Instructions for the task —
Write each line of the material exactly as given, from the top through the line that contains "296, 84, 0, 0, 0, 0]", and omit all pictures.

Dataset excerpt —
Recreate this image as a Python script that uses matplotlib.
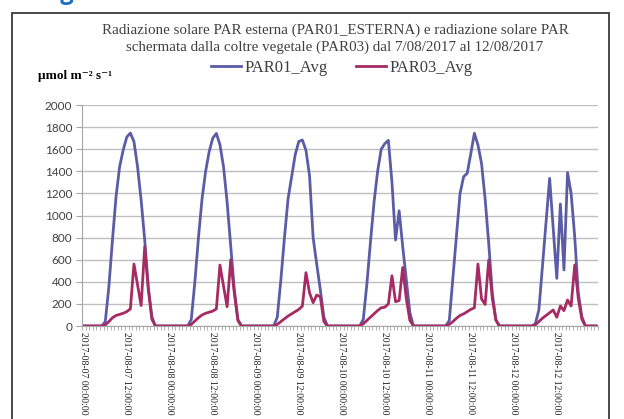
import matplotlib
matplotlib.use("Agg")
import matplotlib.pyplot as plt
import numpy as np

# hourly values, one list of 24 per day (00:00 .. 23:00)
par01_0807 = [0, 0, 0, 0, 0, 0, 40, 356, 778, 1170, 1442, 1593, 1710, 1746, 1668, 1442, 1140, 778, 356, 84, 0, 0, 0, 0]
par01_0808 = [0, 0, 0, 0, 0, 0, 60, 400, 800, 1150, 1400, 1580, 1700, 1743, 1640, 1440, 1120, 720, 330, 60, 0, 0, 0, 0]
par01_0809 = [0, 0, 0, 0, 0, 0, 80, 420, 800, 1150, 1351, 1550, 1670, 1683, 1590, 1360, 800, 560, 330, 80, 0, 0, 0, 0]
par01_0810 = [0, 0, 0, 0, 0, 0, 60, 380, 760, 1120, 1400, 1600, 1650, 1680, 1300, 778, 1043, 720, 420, 120, 0, 0, 0, 0]
par01_0811 = [0, 0, 0, 0, 0, 0, 50, 430, 810, 1200, 1351, 1382, 1560, 1744, 1638, 1471, 1150, 750, 300, 55, 0, 0, 0, 0]
par01_0812 = [0, 0, 0, 0, 0, 0, 20, 145, 540, 940, 1336, 880, 431, 1104, 507, 1388, 1200, 808, 296, 84, 0, 0, 0, 0]

par03_0807 = [0, 0, 0, 0, 0, 0, 10, 40, 75, 95, 105, 115, 130, 155, 561, 370, 185, 718, 330, 60, 0, 0, 0, 0]
par03_0808 = [0, 0, 0, 0, 0, 0, 15, 45, 75, 100, 115, 125, 135, 155, 552, 360, 175, 600, 300, 50, 0, 0, 0, 0]
par03_0809 = [0, 0, 0, 0, 0, 0, 15, 40, 65, 90, 110, 130, 150, 180, 483, 300, 211, 280, 265, 40, 0, 0, 0, 0]
par03_0810 = [0, 0, 0, 0, 0, 0, 20, 50, 80, 110, 140, 165, 170, 200, 455, 220, 230, 530, 250, 50, 0, 0, 0, 0]
par03_0811 = [0, 0, 0, 0, 0, 0, 15, 40, 70, 95, 110, 130, 150, 165, 561, 245, 195, 597, 250, 54, 0, 0, 0, 0]
par03_0812 = [0, 0, 0, 0, 0, 0, 10, 40, 70, 95, 120, 145, 79, 181, 139, 235, 181, 552, 250, 60, 0, 0, 0, 0]

days = ["2017-08-07", "2017-08-08", "2017-08-09", "2017-08-10", "2017-08-11", "2017-08-12"]
tick_labels = [d + " " + h for d in days for h in ("00:00:00", "12:00:00")]

par01 = par01_0807 + par01_0808 + par01_0809 + par01_0810 + par01_0811 + par01_0812
par03 = par03_0807 + par03_0808 + par03_0809 + par03_0810 + par03_0811 + par03_0812

blue = "#5b5ca6"
red = "#a62b63"
serif = ["Liberation Serif", "DejaVu Serif"]

fig = plt.figure(figsize=(6.24, 4.19), dpi=100)
W, H = 624.0, 419.0

# document heading cut off by the crop (only descenders visible)
fig.text(40 / W, 1 + 1 / H, "Figura 4 - Radiazione solare PAR esterna e schermata, agosto 2017",
         color="#1f6fc4", fontsize=17, fontweight="bold", family="Open Sans", va="baseline")

# outer chart frame
fig.patches.append(plt.Rectangle((11.5 / W, -0.01), 597 / W, 1 - 13.5 / H + 0.01,
                                 transform=fig.transFigure, fill=False,
                                 edgecolor="#3a3a3a", linewidth=1.3))

ax = fig.add_axes([82 / W, 1 - 326 / H, 516 / W, 221 / H])
x = np.arange(len(par01))
ax.plot(x, par01, color=blue, linewidth=2.0, label="PAR01_Avg", solid_joinstyle="round")
ax.plot(x, par03, color=red, linewidth=2.0, label="PAR03_Avg", solid_joinstyle="round")

ax.set_xlim(-0.5, len(par01) - 0.5)
ax.set_ylim(0, 2000)
ax.set_yticks(np.arange(0, 2001, 200))
ax.yaxis.grid(True, color="#bfbfbf", linewidth=1.0)
ax.set_axisbelow(True)
for s in ("top", "right"):
    ax.spines[s].set_visible(False)
ax.spines["left"].set_color("#a6a6a6")
ax.spines["bottom"].set_color("#a6a6a6")
ax.tick_params(axis="y", length=4, color="#a6a6a6", labelsize=8.5, labelcolor="#404040", pad=3)
for t in ax.get_yticklabels():
    t.set_family("Lato")

ax.set_xticks(np.arange(0, len(par01), 12))
ax.set_xticklabels(tick_labels, rotation=270, family=serif, fontsize=7.0, color="#202020")
ax.set_xticks(np.arange(-0.5, len(par01), 1), minor=True)
ax.tick_params(axis="x", which="major", length=0, pad=4)
ax.tick_params(axis="x", which="minor", length=3, color="#a6a6a6")

fig.text(335 / W, 1 - 30 / H, "Radiazione solare PAR esterna (PAR01_ESTERNA) e radiazione solare PAR",
         ha="center", va="center", family=serif, fontsize=10.8, color="#404040")
fig.text(335 / W, 1 - 47 / H, "schermata dalla coltre vegetale (PAR03) dal 7/08/2017 al 12/08/2017",
         ha="center", va="center", family=serif, fontsize=10.8, color="#404040")
fig.text(38 / W, 1 - 76 / H, "µmol m⁻² s⁻¹", ha="left", va="center",
         family=serif, fontsize=9.5, fontweight="bold", color="#000000")

fig.legend(loc="center", bbox_to_anchor=(342 / W, 1 - 68 / H), ncol=2, frameon=False,
           prop={"family": serif, "size": 12}, handlelength=1.8, handletextpad=0.2,
           columnspacing=1.7, labelcolor="#404040")

fig.savefig("out.png", dpi=100)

Final result —
Recreate this image as a Python script that uses matplotlib.
import matplotlib
matplotlib.use("Agg")
import matplotlib.pyplot as plt
import numpy as np

# hourly values, one list of 24 per day (00:00 .. 23:00)
par01_0807 = [0, 0, 0, 0, 0, 0, 40, 356, 778, 1170, 1442, 1593, 1710, 1746, 1668, 1442, 1140, 778, 356, 84, 0, 0, 0, 0]
par01_0808 = [0, 0, 0, 0, 0, 0, 60, 400, 800, 1150, 1400, 1580, 1700, 1743, 1640, 1440, 1120, 720, 330, 60, 0, 0, 0, 0]
par01_0809 = [0, 0, 0, 0, 0, 0, 80, 420, 800, 1150, 1351, 1550, 1670, 1683, 1590, 1360, 800, 560, 330, 80, 0, 0, 0, 0]
par01_0810 = [0, 0, 0, 0, 0, 0, 60, 380, 760, 1120, 1400, 1600, 1650, 1680, 1300, 778, 1043, 720, 420, 120, 0, 0, 0, 0]
par01_0811 = [0, 0, 0, 0, 0, 0, 50, 430, 810, 1200, 1351, 1382, 1560, 1744, 1638, 1471, 1150, 750, 300, 55, 0, 0, 0, 0]
par01_0812 = [0, 0, 0, 0, 0, 0, 20, 145, 540, 940, 1336, 880, 431, 1104, 507, 1388, 1200, 808, 296, 84, 0, 0, 0, 0]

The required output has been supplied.